BMDs are the primary machines used in Arkansas, Delaware, Georgia and South Carolina, as well as large sections of Texas, Pennsylvania, Ohio and West Virginia, according to Verified Voting.
Hand-Marked Ballots and Optical Scans
Despite the proliferation of digital election infrastructure, both Fischer and Singer agreed that paper ballots, which include both mail-in and in-person ballots, remain the best option.
“The most secure ballots are paper ballots that are deposited in official ballot boxes in one’s own voting district jurisdiction,” Fischer said.
In this election, Fischer chose to personally deliver his paper ballot in Hamden, CT. Singer, who teaches at Portland State University, voted with a mail-in ballot, which Oregon sends to all registered voters.

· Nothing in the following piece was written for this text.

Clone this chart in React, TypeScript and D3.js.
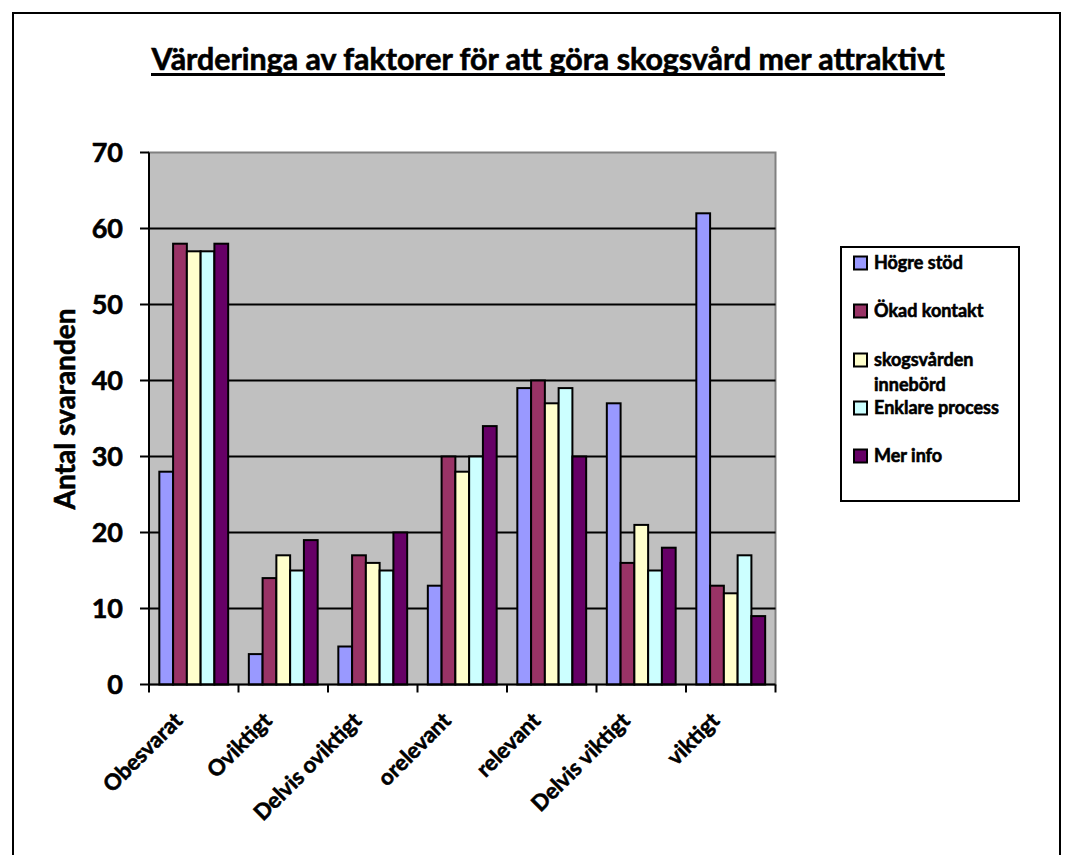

Professor of political science Gregory Huber noted that optical scanning machines, which digitally tally votes by analyzing the surface of hand-marked and paper ballots, are among the most popular voting technologies in the United States. Optical scan ballots are the least likely to be subject to outside influence, Huber said.
“There is a physical paper trail that can be audited after the fact,” Huber said. “Someone can run the ballots through a different counting machine, or instead count them by hand. By contrast, in ‘all digital’ machines, there is no direct way to guarantee that the ballot as counted represents what a voter chose.”
Though some small jurisdictions across the country count hand-marked ballots by hand, Connecticut is among the 29 states that exclusively use optical scanners to assess hand-marked ballots. In-person BMDs are still provided as accessible options.
Singer warned, however, that even hand-marked paper ballots are not without flaws. In many states, such as Minnesota, mail-in ballots received after election day will not be counted. Voters also navigate a set of complicated rules about secrecy envelopes and signature matching, causing confusion that Singer says amounts to a “literacy test.”
“It is such a burden to put on the voters.” Singer said. “Every ballot that arrives at the Board of Elections that isn’t counted is a tragedy. It’s heartbreaking.”
Polls in New Haven will close at 8:00 p.m. ET on Nov. 3.